Code that calls APIs of external services like AWS always has a headache about how to make it a testable implementation, but with Go CDK you don't have to worry about that. Normally, you would abstract the external service as an interface to implement the mock, and replace it with the mock in the test ... but Go CDK already abstracts each service properly and provides its local implementation. Since it is done, you can just use it as it is.
For example, consider testing a structure that implements an interface for uploading encoded JSON to cloud storage, such as:
type JSONUploader interface {
func Upload(ctx context.Context, key string, v interface{}) error
In the case of AWS SDK, interfaces of various service clients are provided, so testability is guaranteed by using them.
For s3manager
, the interface is provided in a package called s3manageriface
.
type jsonUploader struct {
bucketName string
uploader s3manageriface.UploaderAPI
}
func (u *jsonUploader) Upload(ctx context.Context, key string, v interface{}) error {
pr, pw := io.Pipe()
go func() {
err := json.NewEncoder(pw).Encode(v)
pw.CloseWithError(err)
}()
in := &s3manager.UploadInput{
Bucket: aws.String(u.bucketName),
Key: aws.String(key),
Body: pr,
}
if _, err := u.uploader.UploadWithContext(ctx, in); err != nil {
return err
}
return nil
}
With such an implementation, you can test without actually accessing S3 by putting an appropriate mock in jsonUploader.uploader
. However, this mock implementation is not officially provided, so you will have to implement it yourself or find a suitable external package.
In the case of Go CDK, it becomes a structure with high testability just by implementing it as it is.

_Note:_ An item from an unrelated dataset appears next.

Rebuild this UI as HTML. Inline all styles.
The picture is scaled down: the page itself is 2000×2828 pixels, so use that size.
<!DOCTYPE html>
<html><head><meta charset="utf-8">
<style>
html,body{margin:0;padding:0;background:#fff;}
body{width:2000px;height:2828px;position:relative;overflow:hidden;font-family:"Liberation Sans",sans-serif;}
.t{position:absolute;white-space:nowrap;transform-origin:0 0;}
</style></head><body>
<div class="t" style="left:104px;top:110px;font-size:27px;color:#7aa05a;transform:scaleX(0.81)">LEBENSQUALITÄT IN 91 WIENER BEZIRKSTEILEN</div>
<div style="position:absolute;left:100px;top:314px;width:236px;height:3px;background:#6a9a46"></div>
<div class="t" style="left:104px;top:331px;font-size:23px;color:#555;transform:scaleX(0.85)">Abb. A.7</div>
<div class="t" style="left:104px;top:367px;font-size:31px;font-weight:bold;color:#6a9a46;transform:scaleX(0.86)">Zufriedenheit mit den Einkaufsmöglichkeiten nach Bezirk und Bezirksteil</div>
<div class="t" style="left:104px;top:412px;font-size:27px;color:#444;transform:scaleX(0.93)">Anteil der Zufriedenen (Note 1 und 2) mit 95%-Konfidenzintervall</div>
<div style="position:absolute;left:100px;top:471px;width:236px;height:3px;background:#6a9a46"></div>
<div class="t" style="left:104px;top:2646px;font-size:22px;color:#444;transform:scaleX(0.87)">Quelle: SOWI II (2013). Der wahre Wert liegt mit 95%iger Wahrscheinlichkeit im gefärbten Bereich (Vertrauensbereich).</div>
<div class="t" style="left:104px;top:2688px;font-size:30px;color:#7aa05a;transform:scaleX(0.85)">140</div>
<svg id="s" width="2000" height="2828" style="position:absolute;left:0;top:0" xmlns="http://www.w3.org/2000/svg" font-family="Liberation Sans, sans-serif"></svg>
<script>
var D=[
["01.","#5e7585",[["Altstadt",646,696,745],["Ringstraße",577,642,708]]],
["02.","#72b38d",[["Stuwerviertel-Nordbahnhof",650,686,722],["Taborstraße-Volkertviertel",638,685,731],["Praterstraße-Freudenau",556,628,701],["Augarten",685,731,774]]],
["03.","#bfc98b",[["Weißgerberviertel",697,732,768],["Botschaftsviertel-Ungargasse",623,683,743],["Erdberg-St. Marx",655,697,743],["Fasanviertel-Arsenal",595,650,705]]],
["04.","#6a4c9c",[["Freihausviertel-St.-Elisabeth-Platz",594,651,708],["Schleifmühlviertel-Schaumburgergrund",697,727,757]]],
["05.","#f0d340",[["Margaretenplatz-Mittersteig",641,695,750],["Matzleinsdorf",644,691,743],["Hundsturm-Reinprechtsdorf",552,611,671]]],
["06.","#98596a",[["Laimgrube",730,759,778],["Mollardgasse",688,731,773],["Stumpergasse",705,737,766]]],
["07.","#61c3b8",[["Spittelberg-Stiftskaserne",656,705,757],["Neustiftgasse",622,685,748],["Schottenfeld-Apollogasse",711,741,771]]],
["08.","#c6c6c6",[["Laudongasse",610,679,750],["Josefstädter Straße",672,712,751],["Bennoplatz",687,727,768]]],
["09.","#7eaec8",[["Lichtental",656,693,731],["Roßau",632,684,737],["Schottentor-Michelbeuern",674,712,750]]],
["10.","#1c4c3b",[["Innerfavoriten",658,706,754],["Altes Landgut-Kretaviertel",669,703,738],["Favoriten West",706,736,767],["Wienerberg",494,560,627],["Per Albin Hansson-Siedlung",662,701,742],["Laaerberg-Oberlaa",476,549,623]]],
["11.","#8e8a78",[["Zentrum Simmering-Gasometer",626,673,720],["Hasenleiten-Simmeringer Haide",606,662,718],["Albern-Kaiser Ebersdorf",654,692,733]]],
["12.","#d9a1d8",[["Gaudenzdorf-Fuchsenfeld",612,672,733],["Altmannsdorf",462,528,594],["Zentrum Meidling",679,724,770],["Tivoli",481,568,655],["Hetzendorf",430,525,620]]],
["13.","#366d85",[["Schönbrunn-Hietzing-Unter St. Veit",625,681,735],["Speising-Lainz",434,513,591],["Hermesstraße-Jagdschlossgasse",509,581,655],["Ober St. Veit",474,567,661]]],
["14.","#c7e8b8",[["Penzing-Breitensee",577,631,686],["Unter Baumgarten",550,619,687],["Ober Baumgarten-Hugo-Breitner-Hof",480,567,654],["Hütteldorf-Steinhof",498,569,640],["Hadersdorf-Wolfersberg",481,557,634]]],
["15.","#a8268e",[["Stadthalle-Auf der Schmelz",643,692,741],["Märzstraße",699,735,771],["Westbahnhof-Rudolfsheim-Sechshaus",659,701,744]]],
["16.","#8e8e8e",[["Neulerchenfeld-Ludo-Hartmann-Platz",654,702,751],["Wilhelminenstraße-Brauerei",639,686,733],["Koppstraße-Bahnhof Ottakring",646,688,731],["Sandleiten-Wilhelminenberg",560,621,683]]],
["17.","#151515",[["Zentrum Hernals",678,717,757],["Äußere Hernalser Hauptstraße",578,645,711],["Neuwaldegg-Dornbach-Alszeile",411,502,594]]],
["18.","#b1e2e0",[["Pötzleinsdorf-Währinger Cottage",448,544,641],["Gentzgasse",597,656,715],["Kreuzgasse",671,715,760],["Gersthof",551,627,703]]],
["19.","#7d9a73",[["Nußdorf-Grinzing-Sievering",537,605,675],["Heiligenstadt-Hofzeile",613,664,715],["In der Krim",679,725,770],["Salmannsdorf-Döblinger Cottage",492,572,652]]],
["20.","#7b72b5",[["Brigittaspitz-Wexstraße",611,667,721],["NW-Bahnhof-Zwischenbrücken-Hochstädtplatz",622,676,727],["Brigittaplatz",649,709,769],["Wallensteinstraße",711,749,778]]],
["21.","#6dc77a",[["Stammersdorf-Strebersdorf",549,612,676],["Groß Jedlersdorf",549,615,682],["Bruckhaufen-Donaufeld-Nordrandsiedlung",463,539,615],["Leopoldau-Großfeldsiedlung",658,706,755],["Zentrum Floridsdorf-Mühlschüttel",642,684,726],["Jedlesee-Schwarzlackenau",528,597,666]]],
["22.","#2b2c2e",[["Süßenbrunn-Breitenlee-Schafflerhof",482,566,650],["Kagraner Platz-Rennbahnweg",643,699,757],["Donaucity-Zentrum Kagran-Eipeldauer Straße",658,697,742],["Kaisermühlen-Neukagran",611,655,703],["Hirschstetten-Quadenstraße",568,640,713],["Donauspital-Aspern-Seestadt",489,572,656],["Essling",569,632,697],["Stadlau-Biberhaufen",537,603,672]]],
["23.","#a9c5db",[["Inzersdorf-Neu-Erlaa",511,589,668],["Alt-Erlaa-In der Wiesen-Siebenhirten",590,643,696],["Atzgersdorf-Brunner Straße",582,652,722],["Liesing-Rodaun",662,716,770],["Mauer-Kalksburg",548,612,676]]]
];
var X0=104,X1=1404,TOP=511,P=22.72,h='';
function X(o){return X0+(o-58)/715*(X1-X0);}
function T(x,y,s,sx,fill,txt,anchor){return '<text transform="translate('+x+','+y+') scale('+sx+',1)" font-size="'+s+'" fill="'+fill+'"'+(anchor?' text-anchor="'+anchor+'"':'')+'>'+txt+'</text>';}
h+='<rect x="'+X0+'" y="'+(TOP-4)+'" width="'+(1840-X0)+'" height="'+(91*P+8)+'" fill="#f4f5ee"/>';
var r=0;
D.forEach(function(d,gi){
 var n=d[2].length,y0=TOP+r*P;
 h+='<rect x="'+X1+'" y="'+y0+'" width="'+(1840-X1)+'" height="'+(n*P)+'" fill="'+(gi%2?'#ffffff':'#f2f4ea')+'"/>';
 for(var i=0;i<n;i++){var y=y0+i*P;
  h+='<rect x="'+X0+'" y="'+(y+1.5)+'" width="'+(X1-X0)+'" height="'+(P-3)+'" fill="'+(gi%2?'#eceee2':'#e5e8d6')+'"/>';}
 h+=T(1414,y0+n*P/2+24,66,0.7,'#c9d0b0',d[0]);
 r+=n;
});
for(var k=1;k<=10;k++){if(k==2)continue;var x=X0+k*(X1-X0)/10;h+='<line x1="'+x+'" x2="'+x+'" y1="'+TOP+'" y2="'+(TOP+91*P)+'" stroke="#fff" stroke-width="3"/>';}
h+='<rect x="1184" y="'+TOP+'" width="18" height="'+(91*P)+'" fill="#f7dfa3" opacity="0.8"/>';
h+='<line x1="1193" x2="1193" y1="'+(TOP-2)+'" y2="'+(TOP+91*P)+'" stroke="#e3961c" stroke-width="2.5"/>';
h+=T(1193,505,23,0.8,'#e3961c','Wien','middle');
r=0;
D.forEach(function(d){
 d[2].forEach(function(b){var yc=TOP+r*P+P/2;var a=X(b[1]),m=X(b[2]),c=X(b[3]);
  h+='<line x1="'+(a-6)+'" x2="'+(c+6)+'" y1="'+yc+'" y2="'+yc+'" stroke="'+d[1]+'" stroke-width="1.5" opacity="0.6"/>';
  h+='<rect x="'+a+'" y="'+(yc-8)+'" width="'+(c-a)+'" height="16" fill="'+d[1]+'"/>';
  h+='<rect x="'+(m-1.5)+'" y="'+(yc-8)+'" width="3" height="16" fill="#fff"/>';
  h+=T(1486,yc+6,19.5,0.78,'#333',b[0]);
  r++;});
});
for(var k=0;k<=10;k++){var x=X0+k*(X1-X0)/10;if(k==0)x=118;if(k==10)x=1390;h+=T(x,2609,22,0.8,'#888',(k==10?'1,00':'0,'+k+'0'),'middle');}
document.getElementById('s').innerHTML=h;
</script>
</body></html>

type jsonUploader struct {
bucket *blob.Bucket
}
func (u *jsonUploader) Upload(ctx context.Context, key string, v interface{}) error {
w, err := u.bucket.NewWriter(ctx, key, nil)
if err != nil {
return err
}
defer w.Close()
if err := json.NewEncoder(w).Encode(v); err != nil {
return err
}
return nil
}
For testing, it is useful to use the in-memory blob
implementation memblob
.
func TestUpload(t *testing.T) {
bucket := memblob.OpenBucket(nil)
uploader := &jsonUploader{bucket: bucket}
ctx := context.Background()
key := "test.json"
type data struct {
Key1 string
Key2 string
}
in := &data{
Key1: "value1",
Key2: "value2",
}
if err := uploader.Upload(ctx, key, in); err != nil {
t.Fatal(err)
}
r, err := bucket.NewReader(ctx, key, nil)
if err != nil {
t.Fatal(err)
}
out := &data{}
if err := json.NewDecoder(r).Decode(out); err != nil {
t.Fatal(err)
}
if !reflect.DeepEqual(in, out) {
t.Error("unmatch")
}
}
We introduced the benefits other than multi-cloud support and cloud portability by introducing Go CDK. Due to the nature of handling multiple cloud vendors in a unified manner, there are of course weaknesses such as not being able to use functions specific to a specific cloud vendor, so I think that the SDK of each cloud vendor will be used properly according to the requirements.
Go CDK itself is still developing, so I hope that it will have more functions in the future.